What needs to be done:
Reproduce the lines exactly, beginning with the line that has "Generate a web" and ending with the line that has "const points = time.map((t, i)". Images are left out.

=== Entries shown ===

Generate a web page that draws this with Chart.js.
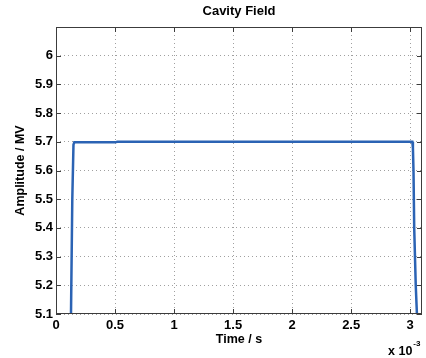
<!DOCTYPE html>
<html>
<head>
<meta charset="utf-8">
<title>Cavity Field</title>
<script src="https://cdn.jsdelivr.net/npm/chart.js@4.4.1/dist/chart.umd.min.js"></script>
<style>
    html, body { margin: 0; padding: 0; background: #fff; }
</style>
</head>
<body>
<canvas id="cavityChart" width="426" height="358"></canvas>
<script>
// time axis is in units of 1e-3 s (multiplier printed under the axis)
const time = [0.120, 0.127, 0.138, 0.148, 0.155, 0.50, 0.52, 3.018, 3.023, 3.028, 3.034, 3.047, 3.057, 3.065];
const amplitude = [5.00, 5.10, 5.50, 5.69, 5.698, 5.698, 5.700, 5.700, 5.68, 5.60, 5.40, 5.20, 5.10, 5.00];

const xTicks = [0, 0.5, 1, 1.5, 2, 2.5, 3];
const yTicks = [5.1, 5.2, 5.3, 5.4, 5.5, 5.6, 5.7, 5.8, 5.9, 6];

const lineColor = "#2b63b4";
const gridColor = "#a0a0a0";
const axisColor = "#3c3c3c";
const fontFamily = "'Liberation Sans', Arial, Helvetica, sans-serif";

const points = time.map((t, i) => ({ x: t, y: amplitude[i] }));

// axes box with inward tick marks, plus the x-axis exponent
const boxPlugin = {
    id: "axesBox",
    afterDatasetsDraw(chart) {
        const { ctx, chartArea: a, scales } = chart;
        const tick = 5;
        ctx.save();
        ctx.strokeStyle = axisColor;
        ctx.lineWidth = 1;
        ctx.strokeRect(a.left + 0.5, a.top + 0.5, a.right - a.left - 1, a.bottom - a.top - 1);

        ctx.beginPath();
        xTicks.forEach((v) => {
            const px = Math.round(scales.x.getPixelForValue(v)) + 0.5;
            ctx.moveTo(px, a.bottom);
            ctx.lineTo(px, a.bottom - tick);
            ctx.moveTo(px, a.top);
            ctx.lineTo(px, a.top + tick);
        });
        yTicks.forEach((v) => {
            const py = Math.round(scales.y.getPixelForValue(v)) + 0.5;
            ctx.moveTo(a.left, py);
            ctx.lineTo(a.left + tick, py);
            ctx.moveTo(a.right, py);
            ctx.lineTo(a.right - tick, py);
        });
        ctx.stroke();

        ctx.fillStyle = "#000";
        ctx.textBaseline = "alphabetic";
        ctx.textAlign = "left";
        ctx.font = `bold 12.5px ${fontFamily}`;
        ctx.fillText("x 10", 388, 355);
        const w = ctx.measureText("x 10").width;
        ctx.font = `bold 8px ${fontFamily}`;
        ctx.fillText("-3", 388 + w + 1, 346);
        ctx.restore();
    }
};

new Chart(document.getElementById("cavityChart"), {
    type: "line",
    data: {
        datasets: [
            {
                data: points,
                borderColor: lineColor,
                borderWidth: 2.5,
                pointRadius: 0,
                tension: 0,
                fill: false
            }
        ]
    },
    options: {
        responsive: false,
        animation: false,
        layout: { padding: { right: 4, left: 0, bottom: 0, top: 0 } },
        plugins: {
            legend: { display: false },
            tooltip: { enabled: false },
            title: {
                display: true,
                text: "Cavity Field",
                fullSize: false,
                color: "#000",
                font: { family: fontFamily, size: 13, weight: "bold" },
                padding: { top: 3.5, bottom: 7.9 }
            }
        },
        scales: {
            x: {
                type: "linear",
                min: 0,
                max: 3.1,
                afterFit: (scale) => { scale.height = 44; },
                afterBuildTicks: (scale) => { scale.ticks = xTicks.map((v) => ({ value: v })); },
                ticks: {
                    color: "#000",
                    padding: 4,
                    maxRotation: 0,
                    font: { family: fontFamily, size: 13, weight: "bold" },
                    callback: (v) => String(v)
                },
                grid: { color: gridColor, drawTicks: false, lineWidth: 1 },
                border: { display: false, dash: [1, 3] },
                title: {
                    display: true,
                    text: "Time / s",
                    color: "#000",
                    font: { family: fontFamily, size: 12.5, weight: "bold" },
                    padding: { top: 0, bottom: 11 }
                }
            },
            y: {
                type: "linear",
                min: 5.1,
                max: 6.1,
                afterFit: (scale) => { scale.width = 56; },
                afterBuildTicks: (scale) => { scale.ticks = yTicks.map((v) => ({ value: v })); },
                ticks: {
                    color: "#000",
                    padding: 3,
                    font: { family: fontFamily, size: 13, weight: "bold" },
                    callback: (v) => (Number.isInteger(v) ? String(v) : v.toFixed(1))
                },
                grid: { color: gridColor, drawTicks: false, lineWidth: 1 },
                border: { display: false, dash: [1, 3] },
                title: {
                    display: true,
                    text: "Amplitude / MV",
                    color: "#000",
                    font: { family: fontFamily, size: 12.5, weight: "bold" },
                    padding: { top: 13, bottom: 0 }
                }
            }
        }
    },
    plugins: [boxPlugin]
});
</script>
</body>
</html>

===
=== Entries shown ===

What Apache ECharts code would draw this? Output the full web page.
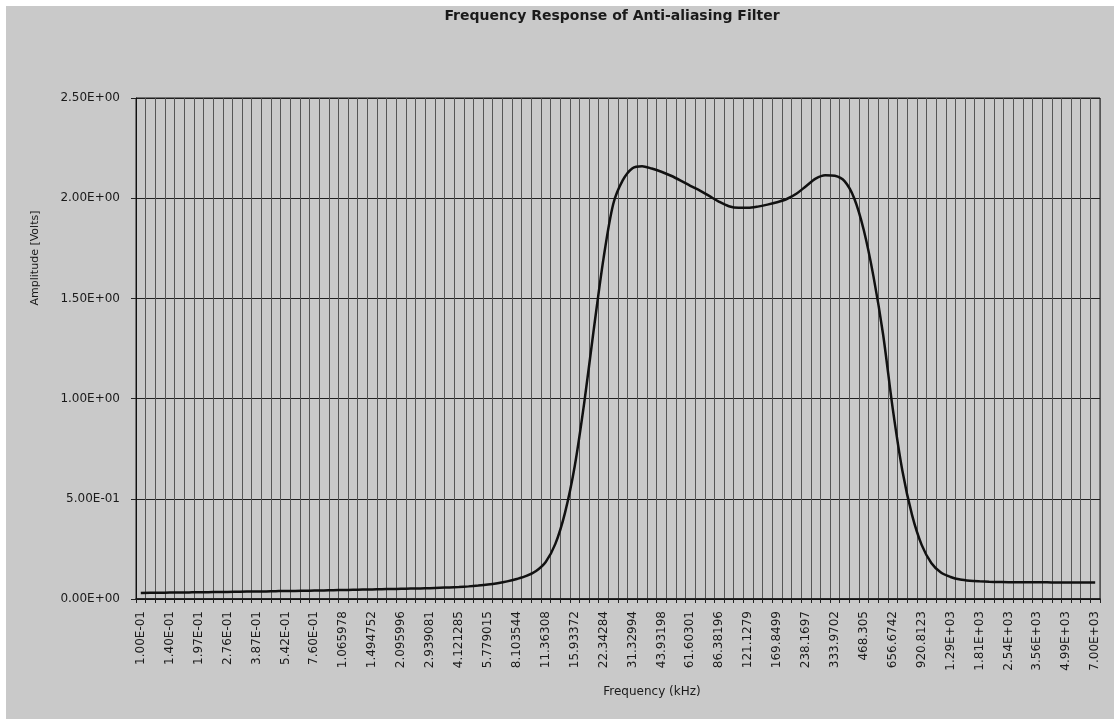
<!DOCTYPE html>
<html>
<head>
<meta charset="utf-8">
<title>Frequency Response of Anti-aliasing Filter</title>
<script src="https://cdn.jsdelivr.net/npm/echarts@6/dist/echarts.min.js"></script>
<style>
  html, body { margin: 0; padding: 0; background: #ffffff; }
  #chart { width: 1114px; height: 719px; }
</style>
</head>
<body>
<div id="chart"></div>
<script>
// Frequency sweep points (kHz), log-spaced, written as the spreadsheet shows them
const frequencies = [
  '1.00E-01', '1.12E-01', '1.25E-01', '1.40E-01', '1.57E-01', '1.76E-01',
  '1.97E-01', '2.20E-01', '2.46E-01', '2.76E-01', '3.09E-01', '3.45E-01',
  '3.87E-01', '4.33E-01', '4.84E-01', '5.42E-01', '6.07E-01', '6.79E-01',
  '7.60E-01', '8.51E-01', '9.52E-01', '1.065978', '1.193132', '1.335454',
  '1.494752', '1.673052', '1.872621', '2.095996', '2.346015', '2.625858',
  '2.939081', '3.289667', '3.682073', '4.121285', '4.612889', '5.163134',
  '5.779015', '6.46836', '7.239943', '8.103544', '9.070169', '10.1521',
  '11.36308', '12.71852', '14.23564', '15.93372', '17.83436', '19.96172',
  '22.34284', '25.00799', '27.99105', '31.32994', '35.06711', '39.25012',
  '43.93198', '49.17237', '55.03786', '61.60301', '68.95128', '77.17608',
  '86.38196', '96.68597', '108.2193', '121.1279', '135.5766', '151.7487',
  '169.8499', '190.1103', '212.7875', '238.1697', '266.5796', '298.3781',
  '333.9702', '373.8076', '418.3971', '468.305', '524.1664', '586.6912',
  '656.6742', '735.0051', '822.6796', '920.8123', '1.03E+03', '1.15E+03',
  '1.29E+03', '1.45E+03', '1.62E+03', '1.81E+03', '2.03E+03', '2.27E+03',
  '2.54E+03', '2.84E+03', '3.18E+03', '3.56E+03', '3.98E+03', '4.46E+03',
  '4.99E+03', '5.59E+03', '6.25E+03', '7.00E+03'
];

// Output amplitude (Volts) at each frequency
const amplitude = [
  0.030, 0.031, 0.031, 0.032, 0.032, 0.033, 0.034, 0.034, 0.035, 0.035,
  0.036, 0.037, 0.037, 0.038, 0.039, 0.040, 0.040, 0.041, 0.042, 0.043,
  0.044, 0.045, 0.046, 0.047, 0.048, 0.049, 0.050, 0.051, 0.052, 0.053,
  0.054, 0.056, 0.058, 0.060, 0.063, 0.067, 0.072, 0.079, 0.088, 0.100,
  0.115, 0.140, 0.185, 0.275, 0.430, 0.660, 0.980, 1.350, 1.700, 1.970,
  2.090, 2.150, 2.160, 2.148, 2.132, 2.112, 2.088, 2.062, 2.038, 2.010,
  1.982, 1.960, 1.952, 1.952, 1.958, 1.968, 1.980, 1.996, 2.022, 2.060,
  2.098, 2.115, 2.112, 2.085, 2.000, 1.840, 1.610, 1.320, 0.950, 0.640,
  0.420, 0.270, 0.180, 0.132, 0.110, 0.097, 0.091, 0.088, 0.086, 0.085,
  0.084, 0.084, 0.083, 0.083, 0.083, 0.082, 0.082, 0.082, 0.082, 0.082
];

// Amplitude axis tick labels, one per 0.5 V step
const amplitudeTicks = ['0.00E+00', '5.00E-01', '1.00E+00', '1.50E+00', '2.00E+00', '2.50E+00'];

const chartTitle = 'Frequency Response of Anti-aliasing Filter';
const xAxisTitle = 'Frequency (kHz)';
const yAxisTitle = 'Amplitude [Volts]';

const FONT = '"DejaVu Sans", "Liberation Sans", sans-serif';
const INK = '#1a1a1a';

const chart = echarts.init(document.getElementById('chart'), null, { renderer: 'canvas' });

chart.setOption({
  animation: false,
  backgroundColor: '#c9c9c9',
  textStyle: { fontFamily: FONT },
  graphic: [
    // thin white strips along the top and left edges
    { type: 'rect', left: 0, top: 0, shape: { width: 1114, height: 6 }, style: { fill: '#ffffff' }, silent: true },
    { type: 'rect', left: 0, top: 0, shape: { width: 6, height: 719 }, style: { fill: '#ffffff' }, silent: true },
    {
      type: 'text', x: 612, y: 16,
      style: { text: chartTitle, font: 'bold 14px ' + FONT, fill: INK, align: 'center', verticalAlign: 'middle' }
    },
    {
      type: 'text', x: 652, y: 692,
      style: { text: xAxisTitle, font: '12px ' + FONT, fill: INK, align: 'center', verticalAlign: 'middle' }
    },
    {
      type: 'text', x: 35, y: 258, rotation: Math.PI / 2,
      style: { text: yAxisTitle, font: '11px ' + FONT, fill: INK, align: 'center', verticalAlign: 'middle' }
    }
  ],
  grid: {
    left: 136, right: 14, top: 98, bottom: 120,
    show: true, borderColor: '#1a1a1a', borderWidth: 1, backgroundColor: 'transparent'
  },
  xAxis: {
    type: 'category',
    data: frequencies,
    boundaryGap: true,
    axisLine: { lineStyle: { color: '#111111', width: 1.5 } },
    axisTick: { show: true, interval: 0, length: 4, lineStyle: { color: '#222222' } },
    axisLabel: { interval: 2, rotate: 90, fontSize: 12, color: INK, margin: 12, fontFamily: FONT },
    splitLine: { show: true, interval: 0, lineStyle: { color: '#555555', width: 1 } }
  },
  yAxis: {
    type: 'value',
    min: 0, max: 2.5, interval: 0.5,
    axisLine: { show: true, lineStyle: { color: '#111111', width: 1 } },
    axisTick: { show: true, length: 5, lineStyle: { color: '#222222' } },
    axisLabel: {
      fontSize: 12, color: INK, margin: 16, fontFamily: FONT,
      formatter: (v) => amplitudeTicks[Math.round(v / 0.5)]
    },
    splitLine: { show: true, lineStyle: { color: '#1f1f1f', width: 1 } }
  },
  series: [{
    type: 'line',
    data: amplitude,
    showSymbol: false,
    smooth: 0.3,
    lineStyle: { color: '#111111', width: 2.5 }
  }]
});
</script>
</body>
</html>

===
=== Entries shown ===

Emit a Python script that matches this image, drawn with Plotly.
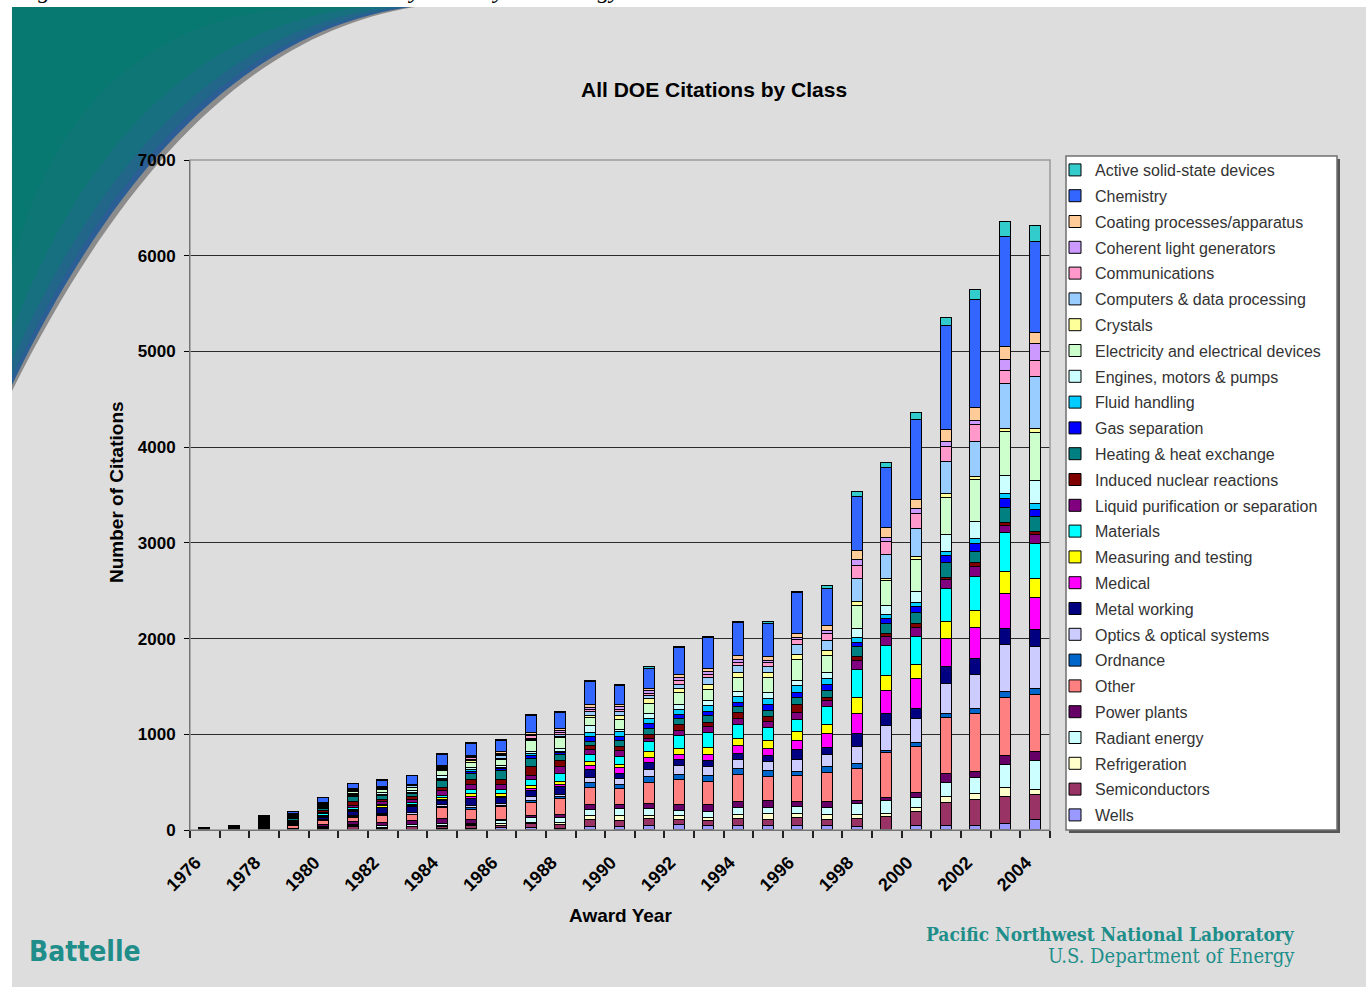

===

Output for this task:
Generate a web page that draws this with Chart.js.
<!DOCTYPE html>
<html>
<head>
<meta charset="utf-8">
<title>Cavity Field</title>
<script src="https://cdn.jsdelivr.net/npm/chart.js@4.4.1/dist/chart.umd.min.js"></script>
<style>
    html, body { margin: 0; padding: 0; background: #fff; }
</style>
</head>
<body>
<canvas id="cavityChart" width="426" height="358"></canvas>
<script>
// time axis is in units of 1e-3 s (multiplier printed under the axis)
const time = [0.120, 0.127, 0.138, 0.148, 0.155, 0.50, 0.52, 3.018, 3.023, 3.028, 3.034, 3.047, 3.057, 3.065];
const amplitude = [5.00, 5.10, 5.50, 5.69, 5.698, 5.698, 5.700, 5.700, 5.68, 5.60, 5.40, 5.20, 5.10, 5.00];

const xTicks = [0, 0.5, 1, 1.5, 2, 2.5, 3];
const yTicks = [5.1, 5.2, 5.3, 5.4, 5.5, 5.6, 5.7, 5.8, 5.9, 6];

const lineColor = "#2b63b4";
const gridColor = "#a0a0a0";
const axisColor = "#3c3c3c";
const fontFamily = "'Liberation Sans', Arial, Helvetica, sans-serif";

const points = time.map((t, i) => ({ x: t, y: amplitude[i] }));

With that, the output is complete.